Thursday, December 11, 2014

The Churchill Factor: How One Man Made History by Boris Johnson – review

Why is Boris Johnson publishing a breezy book about Churchill? The answer depends on your view of his political calculation

Johnson calls for EU referendum
Inviting comparisons to Winston Churchill … Boris Johnson. Photograph: John Stillwell/PA Wire
What must it be like to be trapped in irony – to be so infused by it that nothing you say or write is without comic inflection or some distancing device? Certain kinds of feelings become impossible to express properly. Suffering, desire, solemnity, sympathy, compassion: the dedicated ironist mocks all of them without intending to – we’ve got so used to his register that even if he is shouting “Take to the lifeboats!” or “Your house is on fire!” we can’t imagine that these alarms can be in earnest. They reach us with their quote marks doubled.

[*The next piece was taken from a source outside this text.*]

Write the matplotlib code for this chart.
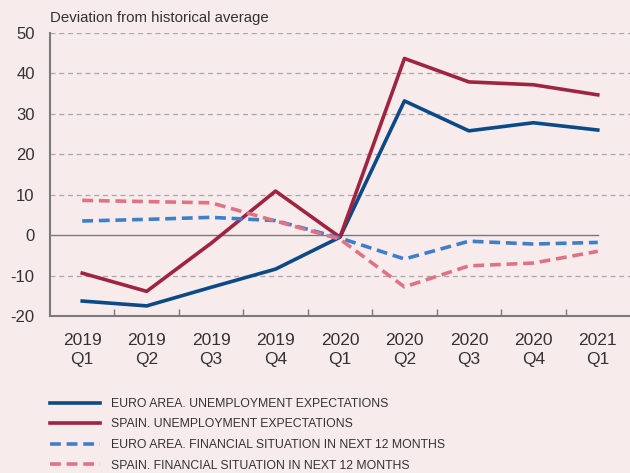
import matplotlib
matplotlib.use("Agg")
import matplotlib.pyplot as plt
from matplotlib import font_manager
import numpy as np

# quarters on the x axis
quarters = ["2019\nQ1", "2019\nQ2", "2019\nQ3", "2019\nQ4", "2020\nQ1",
            "2020\nQ2", "2020\nQ3", "2020\nQ4", "2021\nQ1"]

euro_unemp = [-16.3, -17.5, -12.9, -8.4, -0.5, 33.2, 25.8, 27.8, 26.0]
spain_unemp = [-9.4, -13.9, -2.0, 10.9, -0.5, 43.7, 37.9, 37.2, 34.7]
euro_fin = [3.5, 3.9, 4.4, 3.6, -0.7, -5.9, -1.5, -2.2, -1.8]
spain_fin = [8.6, 8.3, 8.0, 3.5, -1.0, -12.8, -7.6, -6.9, -4.0]

labels = ["EURO AREA. UNEMPLOYMENT EXPECTATIONS",
          "SPAIN. UNEMPLOYMENT EXPECTATIONS",
          "EURO AREA. FINANCIAL SITUATION IN NEXT 12 MONTHS",
          "SPAIN. FINANCIAL SITUATION IN NEXT 12 MONTHS"]

bg = "#f7ebec"
grey = "#7a7a7a"
txt = "#333333"

plt.rcParams["font.family"] = ["Liberation Sans", "DejaVu Sans"]
plt.rcParams["axes.unicode_minus"] = False

# condensed font for the legend if there is one
names = {f.name for f in font_manager.fontManager.ttflist}
if "Liberation Sans Narrow" in names:
    leg_font = {"family": ["Liberation Sans Narrow", "DejaVu Sans"], "size": 11.5}
else:
    leg_font = {"family": ["Liberation Sans", "DejaVu Sans"], "size": 8.8}
fs = leg_font["size"] * 100 / 72   # legend font size in px

fig = plt.figure(figsize=(6.3, 4.73), dpi=100, facecolor=bg)
ax = fig.add_axes([50 / 630, 1 - 316 / 473, 1 - 50 / 630, (316 - 33) / 473])
ax.set_facecolor(bg)

x = np.arange(len(quarters))

# grid lines
for v in [-10, 10, 20, 30, 40, 50]:
    ax.axhline(v, color="#a8a8a8", lw=0.9, ls=(0, (4, 3)), zorder=1)
ax.plot([-0.5, x[-1]], [0, 0], color=grey, lw=1.0, zorder=1)

ax.plot(x, euro_unemp, color="#0b4a87", lw=2.6, label=labels[0], zorder=3)
ax.plot(x, spain_unemp, color="#9e2440", lw=2.6, label=labels[1], zorder=3)
ax.plot(x, euro_fin, color="#3f7fc8", lw=2.6, ls=(0, (3, 1.6)), label=labels[2], zorder=3)
ax.plot(x, spain_fin, color="#e07383", lw=2.6, ls=(0, (3, 1.6)), label=labels[3], zorder=3)

ax.set_xlim(-0.5, len(quarters) - 0.5)
ax.set_ylim(-20, 50)

ax.set_yticks([-20, -10, 0, 10, 20, 30, 40, 50])
ax.tick_params(axis="y", length=0, labelsize=12, colors=txt, pad=11)

# boundary ticks (no labels) and centred category labels
ax.set_xticks(x[:-1] + 0.5)
ax.set_xticklabels([])
ax.tick_params(axis="x", which="major", direction="in", length=5, color=grey, width=1)
ax.set_xticks(x, minor=True)
ax.set_xticklabels(quarters, minor=True, fontsize=12.5, color=txt, linespacing=1.4)
ax.tick_params(axis="x", which="minor", length=0, pad=12)

for s in ["top", "right"]:
    ax.spines[s].set_visible(False)
for s in ["left", "bottom"]:
    ax.spines[s].set_color(grey)
    ax.spines[s].set_linewidth(1.5)

fig.text(50 / 630, 1 - 18 / 473, "Deviation from historical average",
         fontsize=10.8, color=txt, va="center", ha="left")

leg = fig.legend(loc="upper left", bbox_to_anchor=(45.5 / 630, 1 - 393 / 473),
                 frameon=False, handlelength=50 / fs, handletextpad=11 / fs,
                 labelspacing=0.7, borderaxespad=0, prop=leg_font)
for t in leg.get_texts():
    t.set_color(txt)

fig.savefig("out.png", dpi=100, facecolor=bg)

Eventually, even in heavily ironic England, this may be where Boris Johnson’s ambition to lead the post-Cameron Tory party comes unstuck; what is he serious about, other than the business of making us like him by making us laugh? But in a book that deals with the great tragedies of the 20th century, irony can be a handicap for Johnson the writer, too. Perhaps irony isn’t the right word; it’s more as if the author had had a retrofit in the slang department. “There are aspects of Churchill that make him sound like a chap who has had a few too many at a golf club bar,” he writes of a statesman who, as late as 1945, could tell his private secretary that the Hindus were a foul race “protected by their mere pullulation [rapid breeding] from the doom that is their due”. Johnson’s word choice – chap, a few too many – softens vileness into merely regrettable behaviour: we imagine a boring drunk in plus fours rather than the famine that killed three million people in Bengal (a disaster that goes unmentioned by Johnson, in which Churchill played an instrumental role). “Some of his ideas sound frankly a bit whacko,” the author writes of Churchill’s military wheezes in the first world war (and they certainly were, as the dead might attest).